Stored data:
►
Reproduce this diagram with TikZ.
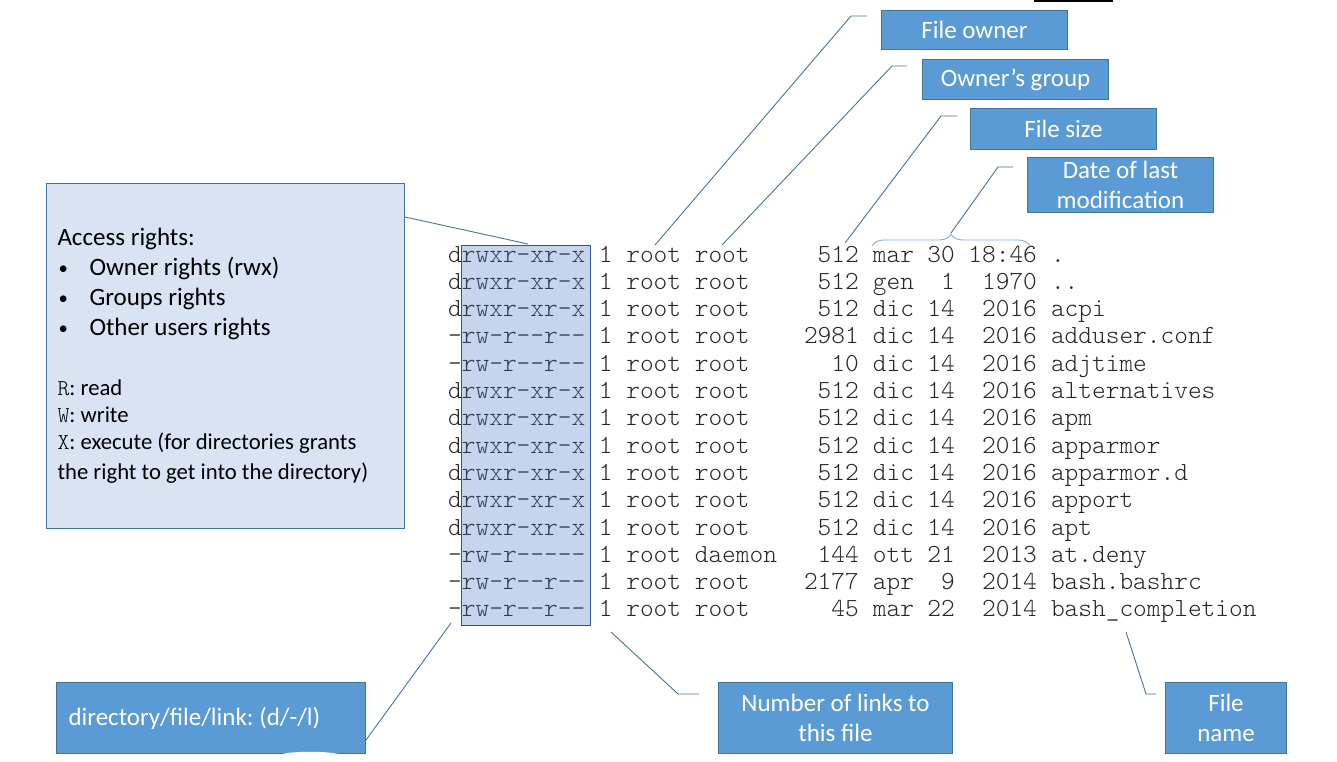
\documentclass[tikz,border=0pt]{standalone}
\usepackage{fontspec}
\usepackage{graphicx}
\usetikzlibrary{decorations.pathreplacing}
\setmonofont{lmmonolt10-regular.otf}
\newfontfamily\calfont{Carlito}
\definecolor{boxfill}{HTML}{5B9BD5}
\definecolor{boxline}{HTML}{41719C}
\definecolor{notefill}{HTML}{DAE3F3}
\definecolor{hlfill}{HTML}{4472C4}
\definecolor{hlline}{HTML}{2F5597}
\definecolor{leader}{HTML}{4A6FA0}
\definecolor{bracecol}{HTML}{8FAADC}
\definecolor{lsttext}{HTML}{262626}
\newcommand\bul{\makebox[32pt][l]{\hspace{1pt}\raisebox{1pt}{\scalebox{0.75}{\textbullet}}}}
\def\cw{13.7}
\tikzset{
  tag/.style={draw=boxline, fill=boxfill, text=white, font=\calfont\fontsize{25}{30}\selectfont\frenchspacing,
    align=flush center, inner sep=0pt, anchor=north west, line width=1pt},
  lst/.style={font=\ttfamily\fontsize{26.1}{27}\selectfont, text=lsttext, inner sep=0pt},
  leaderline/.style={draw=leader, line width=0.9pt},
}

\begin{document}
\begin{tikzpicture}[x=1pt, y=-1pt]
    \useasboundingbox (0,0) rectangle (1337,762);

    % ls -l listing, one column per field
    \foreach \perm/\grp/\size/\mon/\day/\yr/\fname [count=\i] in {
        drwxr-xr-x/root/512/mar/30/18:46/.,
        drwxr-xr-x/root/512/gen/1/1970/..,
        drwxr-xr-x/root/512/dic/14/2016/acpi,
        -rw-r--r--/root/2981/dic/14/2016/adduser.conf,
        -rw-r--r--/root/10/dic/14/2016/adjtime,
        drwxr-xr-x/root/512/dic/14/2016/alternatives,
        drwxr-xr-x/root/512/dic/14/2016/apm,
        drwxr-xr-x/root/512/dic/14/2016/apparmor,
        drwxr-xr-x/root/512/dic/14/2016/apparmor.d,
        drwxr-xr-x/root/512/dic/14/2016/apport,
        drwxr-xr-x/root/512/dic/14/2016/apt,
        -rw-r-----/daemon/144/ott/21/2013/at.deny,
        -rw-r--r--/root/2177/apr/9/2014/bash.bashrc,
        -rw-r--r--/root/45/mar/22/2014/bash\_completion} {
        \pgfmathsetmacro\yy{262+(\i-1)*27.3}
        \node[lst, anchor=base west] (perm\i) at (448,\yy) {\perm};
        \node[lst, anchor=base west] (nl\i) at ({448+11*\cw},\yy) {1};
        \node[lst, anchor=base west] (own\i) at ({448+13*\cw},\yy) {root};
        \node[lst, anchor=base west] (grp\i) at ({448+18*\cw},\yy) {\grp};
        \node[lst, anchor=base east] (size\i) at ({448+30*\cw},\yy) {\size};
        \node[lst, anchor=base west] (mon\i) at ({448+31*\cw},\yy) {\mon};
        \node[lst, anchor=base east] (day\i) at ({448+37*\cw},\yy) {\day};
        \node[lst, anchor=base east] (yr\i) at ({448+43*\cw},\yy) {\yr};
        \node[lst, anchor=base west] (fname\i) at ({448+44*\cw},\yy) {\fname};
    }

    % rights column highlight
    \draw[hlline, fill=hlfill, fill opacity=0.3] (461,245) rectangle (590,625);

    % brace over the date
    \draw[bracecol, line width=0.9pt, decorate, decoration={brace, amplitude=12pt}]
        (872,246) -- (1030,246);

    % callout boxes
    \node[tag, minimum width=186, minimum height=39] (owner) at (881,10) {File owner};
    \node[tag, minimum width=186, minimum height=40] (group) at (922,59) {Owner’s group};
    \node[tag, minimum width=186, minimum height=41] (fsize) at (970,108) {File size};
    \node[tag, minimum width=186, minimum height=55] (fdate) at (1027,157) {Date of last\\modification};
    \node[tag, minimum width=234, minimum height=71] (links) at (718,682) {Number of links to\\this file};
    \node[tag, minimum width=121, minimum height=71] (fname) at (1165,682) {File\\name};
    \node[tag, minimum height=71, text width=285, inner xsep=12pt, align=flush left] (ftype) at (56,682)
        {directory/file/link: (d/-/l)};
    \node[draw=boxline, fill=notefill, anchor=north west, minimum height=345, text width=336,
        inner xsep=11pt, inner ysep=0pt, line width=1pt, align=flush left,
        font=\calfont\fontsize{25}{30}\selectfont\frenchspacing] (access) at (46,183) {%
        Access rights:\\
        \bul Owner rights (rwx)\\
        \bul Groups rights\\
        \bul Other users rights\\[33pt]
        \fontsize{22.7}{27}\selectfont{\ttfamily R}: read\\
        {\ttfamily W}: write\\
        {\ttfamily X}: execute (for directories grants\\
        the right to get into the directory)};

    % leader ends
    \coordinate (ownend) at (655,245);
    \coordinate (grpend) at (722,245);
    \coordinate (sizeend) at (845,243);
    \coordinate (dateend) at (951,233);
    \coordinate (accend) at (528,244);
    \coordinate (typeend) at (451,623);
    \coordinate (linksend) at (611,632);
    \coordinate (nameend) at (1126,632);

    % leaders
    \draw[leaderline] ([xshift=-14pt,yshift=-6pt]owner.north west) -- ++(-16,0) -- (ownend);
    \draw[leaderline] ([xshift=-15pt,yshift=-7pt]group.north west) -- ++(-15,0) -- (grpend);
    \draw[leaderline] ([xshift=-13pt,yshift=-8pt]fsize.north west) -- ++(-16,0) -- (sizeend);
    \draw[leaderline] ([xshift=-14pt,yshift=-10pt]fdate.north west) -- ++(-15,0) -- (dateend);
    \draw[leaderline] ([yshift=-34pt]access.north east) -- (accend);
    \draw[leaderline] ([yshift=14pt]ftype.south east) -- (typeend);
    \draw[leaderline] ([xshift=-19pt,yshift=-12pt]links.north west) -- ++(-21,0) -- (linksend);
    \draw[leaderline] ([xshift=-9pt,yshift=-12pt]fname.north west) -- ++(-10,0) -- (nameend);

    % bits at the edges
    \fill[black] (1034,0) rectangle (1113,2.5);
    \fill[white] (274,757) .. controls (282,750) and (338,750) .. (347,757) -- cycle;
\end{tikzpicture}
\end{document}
◄
►
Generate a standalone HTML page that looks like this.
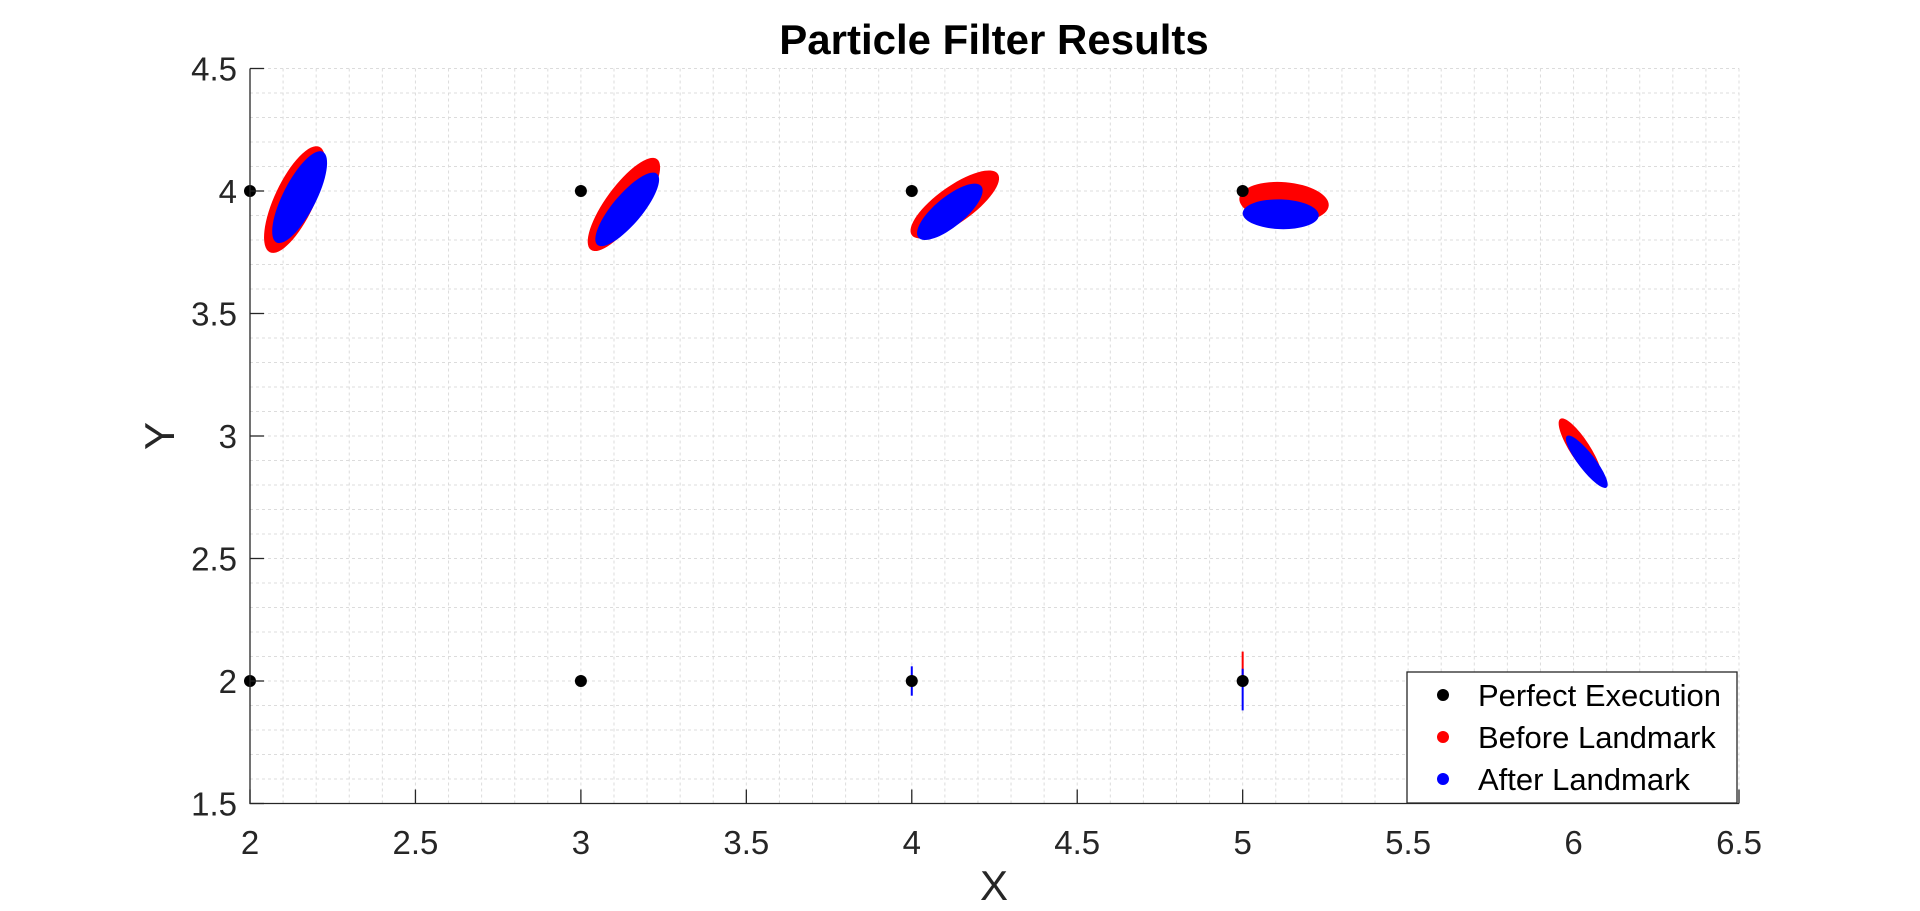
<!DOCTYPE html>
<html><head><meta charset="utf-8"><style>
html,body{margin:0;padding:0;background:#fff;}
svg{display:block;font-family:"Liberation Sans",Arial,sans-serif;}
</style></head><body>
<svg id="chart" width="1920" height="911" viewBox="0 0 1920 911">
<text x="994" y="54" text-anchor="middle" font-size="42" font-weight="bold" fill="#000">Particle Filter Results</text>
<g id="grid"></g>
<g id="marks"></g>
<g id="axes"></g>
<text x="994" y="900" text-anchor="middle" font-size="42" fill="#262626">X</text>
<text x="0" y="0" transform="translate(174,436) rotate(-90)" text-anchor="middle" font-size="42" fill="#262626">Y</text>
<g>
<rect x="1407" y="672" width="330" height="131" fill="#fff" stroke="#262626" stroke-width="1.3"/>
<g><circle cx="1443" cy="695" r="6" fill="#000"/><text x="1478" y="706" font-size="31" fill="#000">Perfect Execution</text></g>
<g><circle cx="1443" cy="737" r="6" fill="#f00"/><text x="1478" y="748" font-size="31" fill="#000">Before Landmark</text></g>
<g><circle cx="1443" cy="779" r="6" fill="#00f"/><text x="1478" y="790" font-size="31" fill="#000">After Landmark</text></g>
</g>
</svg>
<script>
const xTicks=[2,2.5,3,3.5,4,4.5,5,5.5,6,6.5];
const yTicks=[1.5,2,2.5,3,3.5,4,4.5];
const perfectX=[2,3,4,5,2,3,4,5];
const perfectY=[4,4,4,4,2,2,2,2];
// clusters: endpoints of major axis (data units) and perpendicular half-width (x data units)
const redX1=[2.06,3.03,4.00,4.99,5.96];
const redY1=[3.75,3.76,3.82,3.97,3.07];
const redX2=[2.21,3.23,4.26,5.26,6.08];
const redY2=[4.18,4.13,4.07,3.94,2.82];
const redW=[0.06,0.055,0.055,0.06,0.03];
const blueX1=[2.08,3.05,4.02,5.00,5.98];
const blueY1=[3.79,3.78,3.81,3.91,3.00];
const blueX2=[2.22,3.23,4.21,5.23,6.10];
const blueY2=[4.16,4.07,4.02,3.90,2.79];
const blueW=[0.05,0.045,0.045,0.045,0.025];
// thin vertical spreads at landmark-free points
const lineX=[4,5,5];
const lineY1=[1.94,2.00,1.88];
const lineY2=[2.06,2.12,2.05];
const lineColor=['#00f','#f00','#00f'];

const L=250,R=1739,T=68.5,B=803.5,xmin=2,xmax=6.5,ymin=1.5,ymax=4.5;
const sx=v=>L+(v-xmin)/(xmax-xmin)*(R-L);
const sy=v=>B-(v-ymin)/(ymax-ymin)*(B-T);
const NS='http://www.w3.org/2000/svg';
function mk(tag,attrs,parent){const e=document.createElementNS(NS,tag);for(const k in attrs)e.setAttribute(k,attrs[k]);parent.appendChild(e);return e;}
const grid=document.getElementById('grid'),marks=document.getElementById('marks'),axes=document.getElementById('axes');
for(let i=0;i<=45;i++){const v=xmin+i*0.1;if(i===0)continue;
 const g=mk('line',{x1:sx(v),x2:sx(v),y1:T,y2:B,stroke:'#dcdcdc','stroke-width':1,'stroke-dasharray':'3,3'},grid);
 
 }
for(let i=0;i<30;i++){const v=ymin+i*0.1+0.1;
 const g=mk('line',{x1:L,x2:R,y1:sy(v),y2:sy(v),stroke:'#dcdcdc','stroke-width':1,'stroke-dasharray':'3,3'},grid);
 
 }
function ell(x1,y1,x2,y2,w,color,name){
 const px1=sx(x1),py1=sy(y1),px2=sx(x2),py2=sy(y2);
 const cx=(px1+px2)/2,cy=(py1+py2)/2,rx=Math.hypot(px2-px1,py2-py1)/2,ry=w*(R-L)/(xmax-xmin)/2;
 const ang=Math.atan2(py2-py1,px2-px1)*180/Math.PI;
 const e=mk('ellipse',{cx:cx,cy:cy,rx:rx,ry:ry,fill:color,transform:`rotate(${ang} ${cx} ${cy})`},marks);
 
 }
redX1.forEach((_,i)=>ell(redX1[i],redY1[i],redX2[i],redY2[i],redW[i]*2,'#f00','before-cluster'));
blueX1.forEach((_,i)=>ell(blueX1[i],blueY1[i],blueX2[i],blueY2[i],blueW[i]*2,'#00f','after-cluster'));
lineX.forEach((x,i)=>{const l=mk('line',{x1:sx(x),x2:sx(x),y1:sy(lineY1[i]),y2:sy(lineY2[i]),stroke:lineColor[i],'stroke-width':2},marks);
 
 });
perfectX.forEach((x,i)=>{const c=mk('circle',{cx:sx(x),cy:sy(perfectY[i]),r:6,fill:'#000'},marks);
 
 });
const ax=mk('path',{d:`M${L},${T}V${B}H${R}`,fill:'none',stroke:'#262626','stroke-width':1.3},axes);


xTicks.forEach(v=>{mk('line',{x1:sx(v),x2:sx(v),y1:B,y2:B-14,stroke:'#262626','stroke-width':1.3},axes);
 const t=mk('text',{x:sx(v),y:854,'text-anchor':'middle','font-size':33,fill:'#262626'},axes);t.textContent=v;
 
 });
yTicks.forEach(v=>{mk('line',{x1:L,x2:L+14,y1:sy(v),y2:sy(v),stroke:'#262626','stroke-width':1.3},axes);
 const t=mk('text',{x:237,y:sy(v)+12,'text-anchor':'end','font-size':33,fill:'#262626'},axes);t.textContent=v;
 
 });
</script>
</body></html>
◄
►
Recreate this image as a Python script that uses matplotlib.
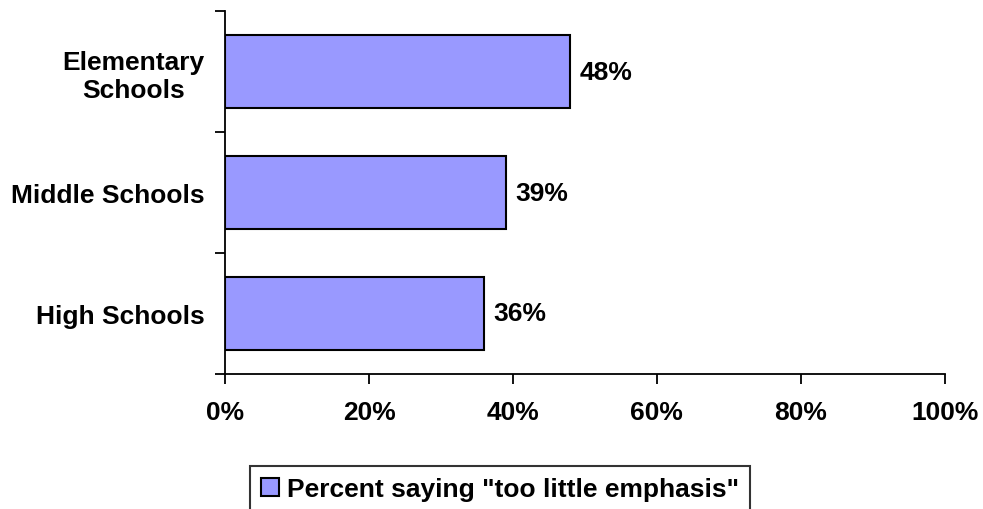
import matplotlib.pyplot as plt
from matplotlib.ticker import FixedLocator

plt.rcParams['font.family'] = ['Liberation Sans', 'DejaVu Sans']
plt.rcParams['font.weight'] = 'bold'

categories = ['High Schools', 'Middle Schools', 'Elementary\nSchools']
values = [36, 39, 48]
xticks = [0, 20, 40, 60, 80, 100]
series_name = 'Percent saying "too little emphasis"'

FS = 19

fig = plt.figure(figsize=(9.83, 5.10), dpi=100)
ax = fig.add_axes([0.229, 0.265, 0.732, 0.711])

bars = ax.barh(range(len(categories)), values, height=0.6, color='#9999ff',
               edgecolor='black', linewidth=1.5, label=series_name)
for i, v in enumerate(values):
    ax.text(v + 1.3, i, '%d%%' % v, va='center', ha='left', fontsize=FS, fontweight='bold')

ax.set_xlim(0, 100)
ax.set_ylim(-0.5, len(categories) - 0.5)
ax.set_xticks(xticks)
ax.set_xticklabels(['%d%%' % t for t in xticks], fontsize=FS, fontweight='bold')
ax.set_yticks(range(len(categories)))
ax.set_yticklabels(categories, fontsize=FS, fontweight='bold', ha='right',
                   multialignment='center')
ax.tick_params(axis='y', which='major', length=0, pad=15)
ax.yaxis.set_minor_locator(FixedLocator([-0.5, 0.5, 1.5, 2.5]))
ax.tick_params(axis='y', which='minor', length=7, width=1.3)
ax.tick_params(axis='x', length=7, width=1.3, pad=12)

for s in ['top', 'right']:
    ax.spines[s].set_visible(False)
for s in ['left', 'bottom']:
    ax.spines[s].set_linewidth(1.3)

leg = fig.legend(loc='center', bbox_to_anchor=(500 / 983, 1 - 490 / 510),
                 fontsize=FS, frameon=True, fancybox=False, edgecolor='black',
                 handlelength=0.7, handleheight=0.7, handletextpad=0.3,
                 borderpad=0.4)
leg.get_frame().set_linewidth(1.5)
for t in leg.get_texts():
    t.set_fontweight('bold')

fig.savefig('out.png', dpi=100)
◄
→ TO BE DONE
Gather up the lines containing the word "this" from these records and copy them.

→ EXERCISE RESULT
Reproduce this diagram with TikZ.
    \node[tag, minimum width=234, minimum height=71] (links) at (718,682) {Number of links to\\this file};
Generate a standalone HTML page that looks like this.
Recreate this image as a Python script that uses matplotlib.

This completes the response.